= Data to use =
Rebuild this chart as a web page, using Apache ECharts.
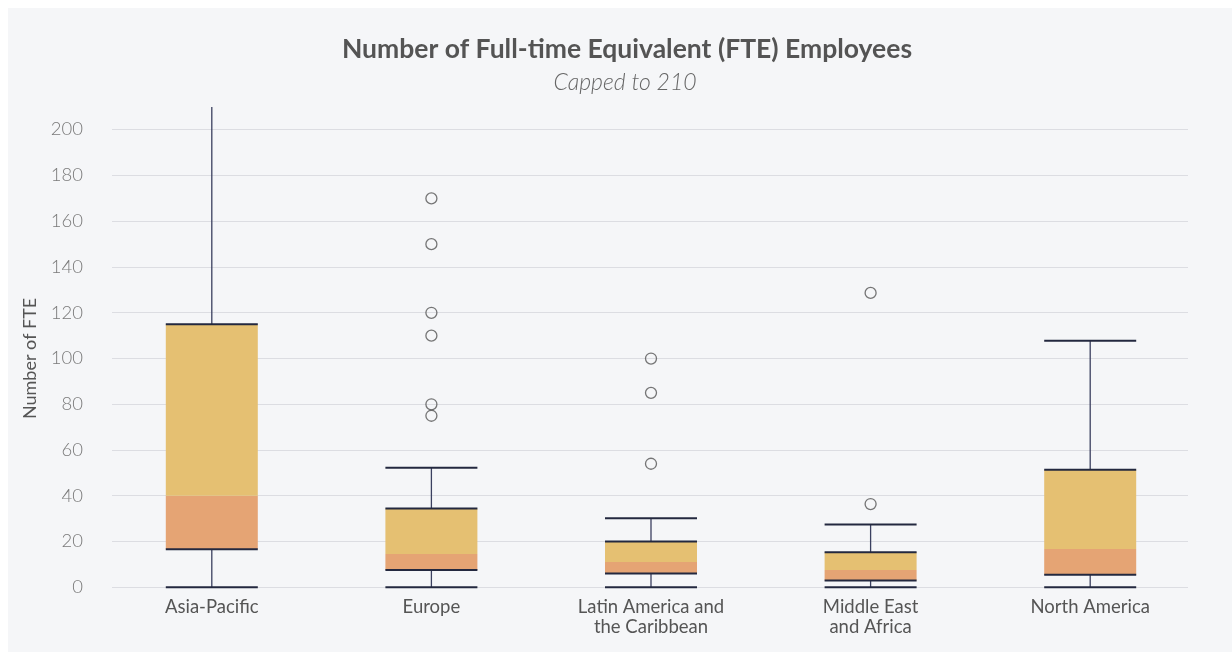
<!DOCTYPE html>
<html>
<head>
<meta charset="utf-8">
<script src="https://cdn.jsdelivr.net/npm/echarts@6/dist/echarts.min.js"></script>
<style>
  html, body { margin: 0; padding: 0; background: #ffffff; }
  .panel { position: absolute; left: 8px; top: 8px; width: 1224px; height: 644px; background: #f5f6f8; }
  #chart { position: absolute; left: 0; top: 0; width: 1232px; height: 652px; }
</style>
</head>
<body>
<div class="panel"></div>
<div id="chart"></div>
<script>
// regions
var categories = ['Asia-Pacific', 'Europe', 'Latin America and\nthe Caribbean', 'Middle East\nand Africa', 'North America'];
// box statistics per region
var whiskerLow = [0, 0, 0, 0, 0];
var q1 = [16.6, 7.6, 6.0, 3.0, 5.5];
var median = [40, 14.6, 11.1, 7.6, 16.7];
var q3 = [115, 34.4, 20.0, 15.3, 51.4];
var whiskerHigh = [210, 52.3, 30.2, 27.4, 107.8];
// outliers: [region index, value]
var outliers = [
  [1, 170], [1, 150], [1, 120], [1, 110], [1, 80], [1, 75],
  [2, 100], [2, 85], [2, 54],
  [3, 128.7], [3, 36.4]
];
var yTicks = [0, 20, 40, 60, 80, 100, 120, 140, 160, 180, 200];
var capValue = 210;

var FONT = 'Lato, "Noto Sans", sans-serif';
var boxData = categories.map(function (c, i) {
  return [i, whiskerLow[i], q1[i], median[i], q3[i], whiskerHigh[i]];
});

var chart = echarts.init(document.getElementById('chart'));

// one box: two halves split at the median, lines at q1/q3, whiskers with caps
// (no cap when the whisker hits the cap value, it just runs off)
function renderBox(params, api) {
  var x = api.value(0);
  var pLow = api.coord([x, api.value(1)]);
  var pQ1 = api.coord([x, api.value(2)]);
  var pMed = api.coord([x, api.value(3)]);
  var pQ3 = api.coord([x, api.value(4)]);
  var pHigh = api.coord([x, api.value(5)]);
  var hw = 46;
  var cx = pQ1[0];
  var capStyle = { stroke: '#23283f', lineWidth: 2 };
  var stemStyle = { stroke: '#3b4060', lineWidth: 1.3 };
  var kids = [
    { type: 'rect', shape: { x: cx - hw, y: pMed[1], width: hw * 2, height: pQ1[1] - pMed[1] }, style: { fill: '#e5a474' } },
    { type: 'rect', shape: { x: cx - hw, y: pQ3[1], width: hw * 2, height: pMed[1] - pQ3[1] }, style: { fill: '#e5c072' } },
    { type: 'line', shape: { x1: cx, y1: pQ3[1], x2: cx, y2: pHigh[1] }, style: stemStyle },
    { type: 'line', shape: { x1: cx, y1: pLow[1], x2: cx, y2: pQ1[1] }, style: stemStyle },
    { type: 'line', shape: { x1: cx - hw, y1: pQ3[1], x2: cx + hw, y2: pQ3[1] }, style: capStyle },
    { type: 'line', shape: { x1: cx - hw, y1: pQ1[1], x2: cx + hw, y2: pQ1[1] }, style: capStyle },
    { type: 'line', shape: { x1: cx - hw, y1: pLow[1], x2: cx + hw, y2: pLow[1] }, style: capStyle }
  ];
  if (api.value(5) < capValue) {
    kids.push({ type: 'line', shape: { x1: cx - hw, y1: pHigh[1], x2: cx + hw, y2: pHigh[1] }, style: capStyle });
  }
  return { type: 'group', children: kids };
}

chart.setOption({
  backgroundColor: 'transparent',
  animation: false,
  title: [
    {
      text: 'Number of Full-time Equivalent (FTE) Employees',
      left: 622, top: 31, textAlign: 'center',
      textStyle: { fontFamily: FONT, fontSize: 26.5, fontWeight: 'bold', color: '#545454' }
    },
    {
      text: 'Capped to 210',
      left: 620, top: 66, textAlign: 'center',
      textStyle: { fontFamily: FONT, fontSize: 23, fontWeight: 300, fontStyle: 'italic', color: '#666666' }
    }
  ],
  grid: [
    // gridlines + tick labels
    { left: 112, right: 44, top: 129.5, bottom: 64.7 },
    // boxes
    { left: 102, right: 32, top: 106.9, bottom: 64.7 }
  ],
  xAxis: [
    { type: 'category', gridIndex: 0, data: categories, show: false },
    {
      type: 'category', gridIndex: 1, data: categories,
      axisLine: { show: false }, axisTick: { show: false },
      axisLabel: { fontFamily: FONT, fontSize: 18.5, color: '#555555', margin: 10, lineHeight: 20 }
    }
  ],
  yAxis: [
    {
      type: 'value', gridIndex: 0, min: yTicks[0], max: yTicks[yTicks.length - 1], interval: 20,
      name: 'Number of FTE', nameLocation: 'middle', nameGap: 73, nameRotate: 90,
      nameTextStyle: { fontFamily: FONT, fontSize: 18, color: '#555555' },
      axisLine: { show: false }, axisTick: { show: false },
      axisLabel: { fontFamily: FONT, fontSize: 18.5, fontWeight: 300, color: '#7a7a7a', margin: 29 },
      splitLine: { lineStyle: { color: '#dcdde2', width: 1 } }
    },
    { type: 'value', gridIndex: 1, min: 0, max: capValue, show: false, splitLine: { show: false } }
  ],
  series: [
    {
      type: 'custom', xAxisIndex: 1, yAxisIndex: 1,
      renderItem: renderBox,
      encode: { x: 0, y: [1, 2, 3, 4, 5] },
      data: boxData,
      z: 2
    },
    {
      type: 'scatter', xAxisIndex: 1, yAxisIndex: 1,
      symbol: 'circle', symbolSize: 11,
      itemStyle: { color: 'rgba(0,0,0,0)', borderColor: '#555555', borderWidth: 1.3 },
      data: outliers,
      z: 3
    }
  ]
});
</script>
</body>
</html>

...

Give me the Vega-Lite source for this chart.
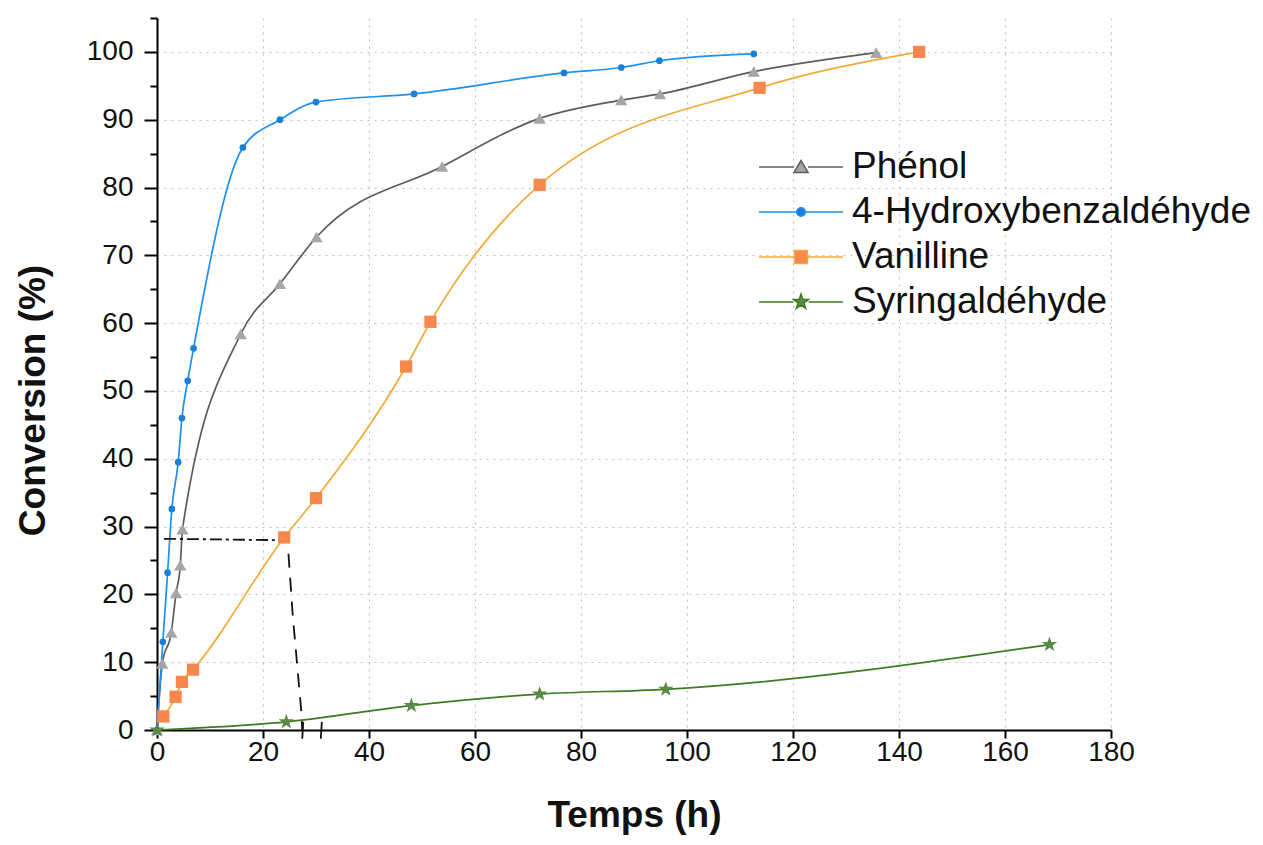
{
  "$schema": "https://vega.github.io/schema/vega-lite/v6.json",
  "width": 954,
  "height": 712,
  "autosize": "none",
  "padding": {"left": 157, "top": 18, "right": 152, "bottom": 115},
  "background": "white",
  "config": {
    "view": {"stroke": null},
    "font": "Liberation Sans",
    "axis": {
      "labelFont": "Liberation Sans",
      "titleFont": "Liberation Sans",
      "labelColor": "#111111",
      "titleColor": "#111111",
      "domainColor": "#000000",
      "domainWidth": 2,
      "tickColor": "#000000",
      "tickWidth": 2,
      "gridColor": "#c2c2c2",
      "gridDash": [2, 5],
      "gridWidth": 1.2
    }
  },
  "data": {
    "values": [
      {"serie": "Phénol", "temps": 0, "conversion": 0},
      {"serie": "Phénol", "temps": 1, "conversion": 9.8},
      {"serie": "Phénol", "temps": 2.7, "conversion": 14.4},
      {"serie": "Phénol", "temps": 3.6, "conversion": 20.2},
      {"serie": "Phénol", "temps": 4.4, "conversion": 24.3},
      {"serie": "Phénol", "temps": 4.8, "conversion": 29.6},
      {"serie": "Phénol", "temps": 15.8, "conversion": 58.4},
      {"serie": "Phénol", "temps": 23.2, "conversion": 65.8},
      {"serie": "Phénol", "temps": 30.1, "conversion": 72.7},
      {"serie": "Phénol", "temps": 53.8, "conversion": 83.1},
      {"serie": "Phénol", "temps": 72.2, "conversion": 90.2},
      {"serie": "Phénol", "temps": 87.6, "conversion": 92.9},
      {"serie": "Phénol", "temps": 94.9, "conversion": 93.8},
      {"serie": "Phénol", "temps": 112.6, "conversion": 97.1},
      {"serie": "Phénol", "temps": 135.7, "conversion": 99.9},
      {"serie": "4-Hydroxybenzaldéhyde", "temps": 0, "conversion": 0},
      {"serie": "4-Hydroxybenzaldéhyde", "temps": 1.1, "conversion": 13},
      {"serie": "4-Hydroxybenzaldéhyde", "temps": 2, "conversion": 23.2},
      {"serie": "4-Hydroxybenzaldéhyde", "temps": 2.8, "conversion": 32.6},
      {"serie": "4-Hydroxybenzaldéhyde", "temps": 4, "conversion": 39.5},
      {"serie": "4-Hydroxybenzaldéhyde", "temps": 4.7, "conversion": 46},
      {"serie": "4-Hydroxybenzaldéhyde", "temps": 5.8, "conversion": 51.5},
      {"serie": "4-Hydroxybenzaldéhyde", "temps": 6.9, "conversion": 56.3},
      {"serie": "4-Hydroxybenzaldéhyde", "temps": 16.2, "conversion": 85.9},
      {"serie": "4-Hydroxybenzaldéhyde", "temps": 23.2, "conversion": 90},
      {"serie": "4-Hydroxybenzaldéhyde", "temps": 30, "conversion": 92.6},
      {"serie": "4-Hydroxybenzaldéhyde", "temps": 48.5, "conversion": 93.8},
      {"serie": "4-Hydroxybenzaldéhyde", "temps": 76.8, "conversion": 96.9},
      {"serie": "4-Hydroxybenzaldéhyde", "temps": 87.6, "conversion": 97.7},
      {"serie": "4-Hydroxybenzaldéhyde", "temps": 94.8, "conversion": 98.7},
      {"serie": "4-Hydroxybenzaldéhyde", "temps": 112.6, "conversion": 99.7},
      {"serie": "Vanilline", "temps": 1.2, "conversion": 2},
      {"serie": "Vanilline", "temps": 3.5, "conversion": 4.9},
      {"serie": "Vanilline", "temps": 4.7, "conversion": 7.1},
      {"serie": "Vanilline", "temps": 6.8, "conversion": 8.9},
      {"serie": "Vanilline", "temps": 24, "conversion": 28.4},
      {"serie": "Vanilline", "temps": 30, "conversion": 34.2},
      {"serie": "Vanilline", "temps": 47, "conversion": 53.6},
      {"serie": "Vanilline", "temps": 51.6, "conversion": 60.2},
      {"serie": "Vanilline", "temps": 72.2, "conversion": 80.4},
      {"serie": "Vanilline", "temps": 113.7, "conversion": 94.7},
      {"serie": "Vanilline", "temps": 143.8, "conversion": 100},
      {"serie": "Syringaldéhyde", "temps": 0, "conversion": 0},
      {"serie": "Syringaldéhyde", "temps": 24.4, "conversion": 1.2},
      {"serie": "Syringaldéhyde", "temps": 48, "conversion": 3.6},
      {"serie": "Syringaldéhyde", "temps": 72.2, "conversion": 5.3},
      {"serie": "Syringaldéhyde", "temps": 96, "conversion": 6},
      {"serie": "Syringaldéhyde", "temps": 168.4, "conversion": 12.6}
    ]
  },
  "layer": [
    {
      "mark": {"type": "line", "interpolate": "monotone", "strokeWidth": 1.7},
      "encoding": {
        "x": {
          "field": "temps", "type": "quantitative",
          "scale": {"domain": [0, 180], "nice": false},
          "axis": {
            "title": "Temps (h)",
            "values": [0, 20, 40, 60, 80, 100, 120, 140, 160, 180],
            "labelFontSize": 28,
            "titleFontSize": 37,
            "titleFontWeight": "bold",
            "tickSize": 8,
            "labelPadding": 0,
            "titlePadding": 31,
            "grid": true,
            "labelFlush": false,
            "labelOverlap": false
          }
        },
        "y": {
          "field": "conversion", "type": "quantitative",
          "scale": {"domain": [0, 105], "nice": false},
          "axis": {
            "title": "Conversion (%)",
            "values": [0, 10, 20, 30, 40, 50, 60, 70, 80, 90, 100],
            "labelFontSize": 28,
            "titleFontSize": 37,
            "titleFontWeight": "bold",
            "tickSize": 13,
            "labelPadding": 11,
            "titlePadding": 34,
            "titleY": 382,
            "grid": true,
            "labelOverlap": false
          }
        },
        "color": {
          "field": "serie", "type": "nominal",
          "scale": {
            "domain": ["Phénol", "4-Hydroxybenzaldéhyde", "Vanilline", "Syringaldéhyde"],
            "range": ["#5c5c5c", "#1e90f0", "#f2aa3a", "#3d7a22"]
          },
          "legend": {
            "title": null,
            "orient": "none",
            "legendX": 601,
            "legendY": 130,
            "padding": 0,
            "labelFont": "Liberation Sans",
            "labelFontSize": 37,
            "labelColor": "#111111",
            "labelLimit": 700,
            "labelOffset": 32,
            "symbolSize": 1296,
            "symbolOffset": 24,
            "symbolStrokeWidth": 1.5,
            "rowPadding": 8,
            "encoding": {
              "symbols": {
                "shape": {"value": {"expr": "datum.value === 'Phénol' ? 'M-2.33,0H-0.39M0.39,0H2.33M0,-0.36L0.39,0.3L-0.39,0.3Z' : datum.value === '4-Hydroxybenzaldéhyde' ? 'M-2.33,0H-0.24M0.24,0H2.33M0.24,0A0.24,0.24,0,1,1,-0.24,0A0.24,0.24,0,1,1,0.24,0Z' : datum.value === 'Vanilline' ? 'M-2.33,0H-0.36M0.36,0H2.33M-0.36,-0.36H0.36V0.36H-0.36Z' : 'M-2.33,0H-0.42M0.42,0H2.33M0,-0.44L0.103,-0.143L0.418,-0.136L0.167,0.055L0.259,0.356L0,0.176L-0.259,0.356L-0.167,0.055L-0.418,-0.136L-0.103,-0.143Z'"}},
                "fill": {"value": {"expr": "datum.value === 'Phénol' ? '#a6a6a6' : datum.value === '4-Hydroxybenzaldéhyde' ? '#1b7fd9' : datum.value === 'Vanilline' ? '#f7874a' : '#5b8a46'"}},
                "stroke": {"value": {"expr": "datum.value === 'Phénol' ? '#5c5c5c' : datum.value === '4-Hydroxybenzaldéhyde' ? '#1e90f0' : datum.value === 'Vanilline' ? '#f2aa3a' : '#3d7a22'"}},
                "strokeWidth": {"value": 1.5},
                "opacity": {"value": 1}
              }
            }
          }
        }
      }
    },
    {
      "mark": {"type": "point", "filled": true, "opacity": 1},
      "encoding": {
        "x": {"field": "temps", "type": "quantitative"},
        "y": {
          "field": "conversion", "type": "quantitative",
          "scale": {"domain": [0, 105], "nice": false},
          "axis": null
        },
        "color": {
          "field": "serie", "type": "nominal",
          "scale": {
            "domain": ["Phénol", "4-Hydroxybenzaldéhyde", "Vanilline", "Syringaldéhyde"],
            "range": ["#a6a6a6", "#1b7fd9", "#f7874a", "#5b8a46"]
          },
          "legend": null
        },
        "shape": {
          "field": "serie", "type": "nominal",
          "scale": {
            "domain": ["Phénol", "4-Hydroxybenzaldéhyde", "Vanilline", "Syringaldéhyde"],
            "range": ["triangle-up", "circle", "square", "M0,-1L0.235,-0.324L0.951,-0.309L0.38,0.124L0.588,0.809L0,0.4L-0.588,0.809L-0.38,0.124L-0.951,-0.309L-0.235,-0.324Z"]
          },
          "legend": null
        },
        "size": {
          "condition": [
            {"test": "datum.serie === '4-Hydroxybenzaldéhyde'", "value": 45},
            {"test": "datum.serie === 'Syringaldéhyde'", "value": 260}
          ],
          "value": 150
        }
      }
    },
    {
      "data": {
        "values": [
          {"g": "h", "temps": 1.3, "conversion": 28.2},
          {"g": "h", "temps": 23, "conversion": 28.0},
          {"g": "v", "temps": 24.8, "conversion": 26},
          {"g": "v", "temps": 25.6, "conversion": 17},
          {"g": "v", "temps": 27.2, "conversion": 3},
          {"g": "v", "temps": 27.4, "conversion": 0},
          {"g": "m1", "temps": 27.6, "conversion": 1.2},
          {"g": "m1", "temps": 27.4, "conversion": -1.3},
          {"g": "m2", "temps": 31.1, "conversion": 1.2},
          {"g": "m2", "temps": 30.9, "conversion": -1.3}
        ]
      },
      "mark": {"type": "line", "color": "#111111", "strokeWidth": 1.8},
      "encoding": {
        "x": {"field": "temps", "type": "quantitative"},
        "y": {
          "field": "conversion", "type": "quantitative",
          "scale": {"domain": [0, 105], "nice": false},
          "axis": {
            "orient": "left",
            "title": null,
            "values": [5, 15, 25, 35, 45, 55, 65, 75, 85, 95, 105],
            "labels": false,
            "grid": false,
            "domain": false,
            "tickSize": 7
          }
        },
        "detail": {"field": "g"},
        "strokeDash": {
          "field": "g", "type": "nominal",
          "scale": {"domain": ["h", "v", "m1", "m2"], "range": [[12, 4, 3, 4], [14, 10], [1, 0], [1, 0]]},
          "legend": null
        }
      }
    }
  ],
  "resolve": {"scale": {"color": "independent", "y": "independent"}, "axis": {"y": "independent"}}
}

= Task objective =
Locate and copy each line in the data above that includes the word "this".

= Written reply =
Rebuild this chart as a web page, using Apache ECharts.
Give me the Vega-Lite source for this chart.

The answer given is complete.